** BEGIN Input records **
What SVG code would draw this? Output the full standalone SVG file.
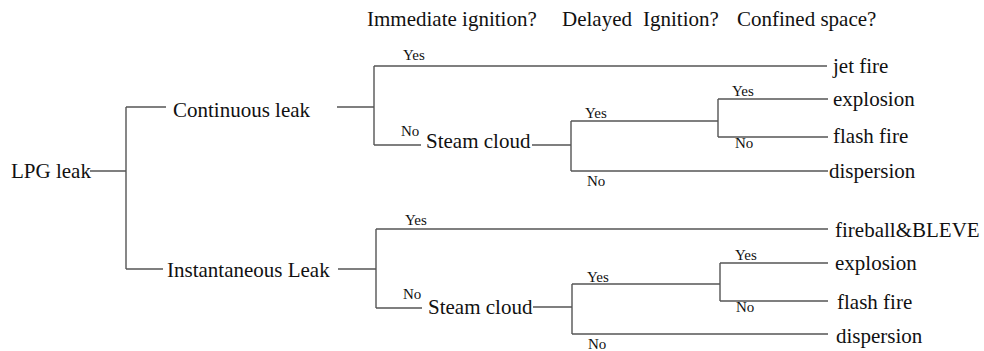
<svg xmlns="http://www.w3.org/2000/svg" width="984" height="351" viewBox="0 0 984 351">
<style>
.t{font-size:21px;fill:#111}
.s{font-size:15px;fill:#111}
.c{fill:none;stroke:#555;stroke-width:1.4}
</style>
<rect width="984" height="351" fill="#fff"/>
<g font-family="'Liberation Serif', 'Times New Roman', Times, 'DejaVu Serif', serif">
<g id="headers">
<text class="t" x="367" y="26">Immediate ignition?</text>
<text class="t" x="562" y="26">Delayed</text>
<text class="t" x="643" y="26">Ignition?</text>
<text class="t" x="737" y="26">Confined space?</text>
</g>
<g id="connectors">
<path class="c" d="M90 171H126M126 107V269M126 107H166M126 269H163"/>
<path class="c" d="M337 107H374M374 66V145M374 66H827M374 145H421M532 145H571M571 121V171M571 121H718M718 99V137M718 99H828M718 137H828M571 171H828"/>
<path class="c" d="M338 269H376M376 229V308M376 229H828M376 308H422M533 307H572M572 284V334M572 284H720M720 263V301M720 263H828M720 301H828M572 334H828"/>
</g>
<g id="labels">
<text class="s" x="403" y="60">Yes</text>
<text class="s" x="401" y="136">No</text>
<text class="s" x="585" y="118">Yes</text>
<text class="s" x="587" y="186">No</text>
<text class="s" x="732" y="96">Yes</text>
<text class="s" x="735" y="148">No</text>
<text class="s" x="405" y="225">Yes</text>
<text class="s" x="403" y="299">No</text>
<text class="s" x="587" y="282">Yes</text>
<text class="s" x="588" y="349">No</text>
<text class="s" x="735" y="260">Yes</text>
<text class="s" x="736" y="312">No</text>
</g>
<g id="lpg-leak"><text class="t" x="11" y="178">LPG leak</text></g>
<g id="continuous-leak"><text class="t" x="173" y="117">Continuous leak</text></g>
<g id="instantaneous-leak"><text class="t" x="167" y="277">Instantaneous Leak</text></g>
<g id="steam-cloud-1"><text class="t" x="426" y="148">Steam cloud</text></g>
<g id="steam-cloud-2"><text class="t" x="428" y="314">Steam cloud</text></g>
<g id="jet-fire"><text class="t" x="833" y="73">jet fire</text></g>
<g id="explosion-1"><text class="t" x="833" y="106">explosion</text></g>
<g id="flash-fire-1"><text class="t" x="833" y="143">flash fire</text></g>
<g id="dispersion-1"><text class="t" x="829" y="178">dispersion</text></g>
<g id="fireball-bleve"><text class="t" x="835" y="237">fireball&amp;BLEVE</text></g>
<g id="explosion-2"><text class="t" x="835" y="270">explosion</text></g>
<g id="flash-fire-2"><text class="t" x="837" y="309">flash fire</text></g>
<g id="dispersion-2"><text class="t" x="836" y="343">dispersion</text></g>
</g>
</svg>
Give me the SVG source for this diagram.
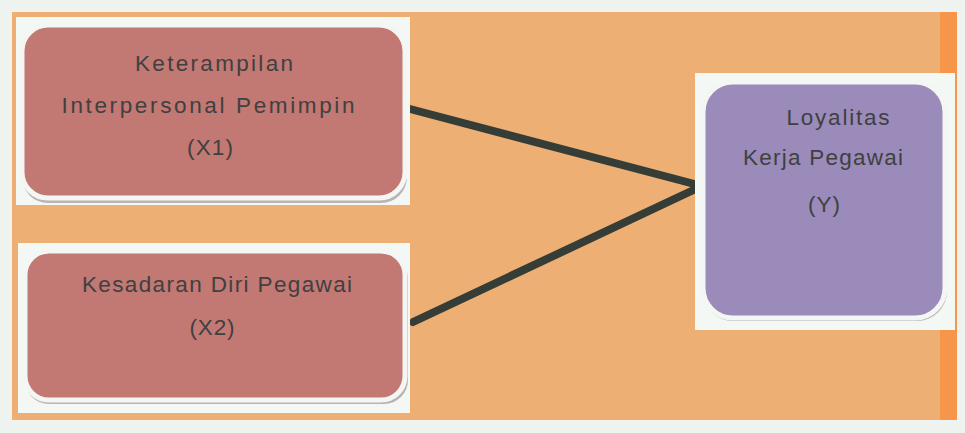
<svg xmlns="http://www.w3.org/2000/svg" width="965" height="433" viewBox="0 0 965 433">
  <style>
    .frame { fill: #f4f8f5; }
    .shadow { fill: #b9b4b4; }
    .red { fill: #c27873; stroke: #f4f6f4; stroke-width: 5; }
    .purple { fill: #9a8bbb; stroke: #f4f6f4; stroke-width: 5; }
    .lbl { font-family: "Liberation Sans", Arial, sans-serif; font-size: 22.5px; fill: #404040; text-anchor: middle; }
    .conn { stroke: #353d36; stroke-width: 8; stroke-linecap: round; fill: none; }
  </style>
  <rect x="0" y="0" width="965" height="433" fill="#eef3ef"/>
  <rect x="12" y="12" width="945" height="408" fill="#eeaf74"/>
  <rect x="940" y="12" width="17" height="408" fill="#f5964a"/>

  <g id="connectors">
    <line class="conn" x1="410" y1="109" x2="702" y2="186"/>
    <line class="conn" x1="413" y1="322" x2="702" y2="186"/>
  </g>

  <g id="node-x1">
    <rect class="frame" x="16" y="17" width="394" height="188"/>
    <rect class="shadow" x="22" y="28" width="385" height="175" rx="26"/>
    <rect class="red" x="22" y="25" width="383" height="173" rx="26"/>
    <text class="lbl" x="214" y="71" textLength="158" lengthAdjust="spacing">Keterampilan</text>
    <text class="lbl" x="208" y="113" textLength="293" lengthAdjust="spacing">Interpersonal Pemimpin</text>
    <text class="lbl" x="210" y="155" textLength="46" lengthAdjust="spacing">(X1)</text>
  </g>

  <g id="node-x2">
    <rect class="frame" x="18" y="243" width="392" height="170"/>
    <rect class="shadow" x="25" y="254" width="383" height="150" rx="24"/>
    <rect class="red" x="25" y="251" width="380" height="149" rx="24"/>
    <text class="lbl" x="217" y="292" textLength="270" lengthAdjust="spacing">Kesadaran Diri Pegawai</text>
    <text class="lbl" x="212" y="335" textLength="45" lengthAdjust="spacing">(X2)</text>
  </g>

  <g id="node-y">
    <rect class="frame" x="695" y="73" width="260" height="257"/>
    <rect class="shadow" x="703" y="85" width="244" height="236" rx="30"/>
    <rect class="purple" x="703" y="82" width="242" height="236" rx="30"/>
    <text class="lbl" x="838" y="125" textLength="103" lengthAdjust="spacing">Loyalitas</text>
    <text class="lbl" x="823" y="165" textLength="160" lengthAdjust="spacing">Kerja Pegawai</text>
    <text class="lbl" x="824" y="212" textLength="32" lengthAdjust="spacing">(Y)</text>
  </g>
</svg>
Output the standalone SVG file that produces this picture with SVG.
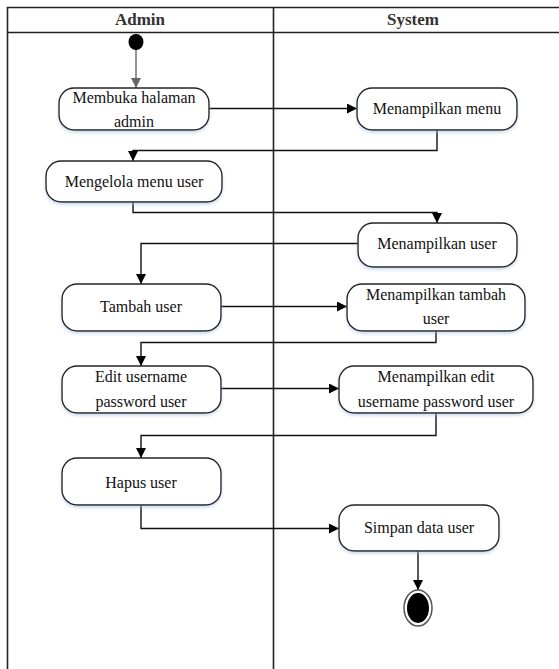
<svg xmlns="http://www.w3.org/2000/svg" width="559" height="669" viewBox="0 0 559 669">
<style>
.frame{stroke:#222;stroke-width:1.6;fill:none}
.node rect{fill:#fff;stroke:#222;stroke-width:1.4;filter:url(#sh)}
.node text, .hdr{font-family:"Liberation Serif","Times New Roman",serif;font-size:16px;fill:#111;text-anchor:middle}
.hdr{font-weight:bold;font-size:17px;fill:#333}
.conn path{fill:none;stroke:#111;stroke-width:1.4}
</style>
<defs>
<marker id="ah" viewBox="0 0 10 10" refX="10" refY="5" markerWidth="11" markerHeight="10" markerUnits="userSpaceOnUse" orient="auto"><path d="M0,0 L10,5 L0,10 z" fill="#000"/></marker>
<marker id="ahg" viewBox="0 0 10 10" refX="10" refY="5" markerWidth="11" markerHeight="10" markerUnits="userSpaceOnUse" orient="auto"><path d="M0,0 L10,5 L0,10 z" fill="#666"/></marker>
<filter id="sh" x="-10%" y="-10%" width="120%" height="140%"><feDropShadow dx="0" dy="2" stdDeviation="1.5" flood-color="#9db8e0" flood-opacity="0.5"/></filter>
</defs>
<g id="swimlanes">
<path class="frame" d="M559,7.5 H7.5 V669"/>
<path class="frame" d="M7.5,32.5 H559"/>
<path class="frame" d="M273.5,7.5 V669"/>
<text class="hdr" x="140" y="25">Admin</text>
<text class="hdr" x="413" y="25">System</text>
</g>
<g class="conn" id="connectors">
<path d="M136,49 V88" style="stroke:#666" marker-end="url(#ahg)"/>
<path d="M209,108.5 H357" marker-end="url(#ah)"/>
<path d="M437,130 V150.5 H133 V161" marker-end="url(#ah)"/>
<path d="M133,202 V212.5 H437 V223" marker-end="url(#ah)"/>
<path d="M358,243.5 H141 V284" marker-end="url(#ah)"/>
<path d="M221,306.5 H347" marker-end="url(#ah)"/>
<path d="M436,331 V342.5 H141 V366" marker-end="url(#ah)"/>
<path d="M221,388.5 H339" marker-end="url(#ah)"/>
<path d="M436,413 V435.5 H141 V458" marker-end="url(#ah)"/>
<path d="M141,505 V528.5 H339" marker-end="url(#ah)"/>
<path d="M418,551 V590" marker-end="url(#ah)"/>
</g>
<g id="start"><ellipse cx="136" cy="42" rx="7.5" ry="8" fill="#000"/></g>
<g id="n1" class="node"><rect x="59" y="88" width="150" height="42" rx="15"/><text x="134" y="103">Membuka halaman</text><text x="134" y="127">admin</text></g>
<g id="n2" class="node"><rect x="357" y="88" width="160" height="42" rx="15"/><text x="437" y="114">Menampilkan menu</text></g>
<g id="n3" class="node"><rect x="46" y="161" width="176" height="41" rx="15"/><text x="134" y="187">Mengelola menu user</text></g>
<g id="n4" class="node"><rect x="358" y="223" width="159" height="44" rx="15"/><text x="437" y="249">Menampilkan user</text></g>
<g id="n5" class="node"><rect x="62" y="284" width="159" height="47" rx="15"/><text x="141" y="312">Tambah user</text></g>
<g id="n6" class="node"><rect x="347" y="284" width="178" height="47" rx="15"/><text x="436" y="300">Menampilkan tambah</text><text x="436" y="324">user</text></g>
<g id="n7" class="node"><rect x="62" y="366" width="159" height="47" rx="15"/><text x="141" y="382">Edit username</text><text x="141" y="407">password user</text></g>
<g id="n8" class="node"><rect x="339" y="366" width="194" height="47" rx="15"/><text x="436" y="382">Menampilkan edit</text><text x="436" y="407">username password user</text></g>
<g id="n9" class="node"><rect x="62" y="458" width="159" height="47" rx="15"/><text x="141" y="488">Hapus user</text></g>
<g id="n10" class="node"><rect x="339" y="505" width="160" height="46" rx="15"/><text x="419" y="533">Simpan data user</text></g>
<g id="end"><ellipse cx="418" cy="608" rx="14" ry="18" fill="#fff" stroke="#555" stroke-width="1.5"/><ellipse cx="418" cy="608" rx="11" ry="15" fill="#000"/></g>
</svg>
** END Input records **
Problem statement :: Filter the entries above down to the lines containing the word "standalone".

Output for this exercise ::
What SVG code would draw this? Output the full standalone SVG file.
Output the standalone SVG file that produces this picture with SVG.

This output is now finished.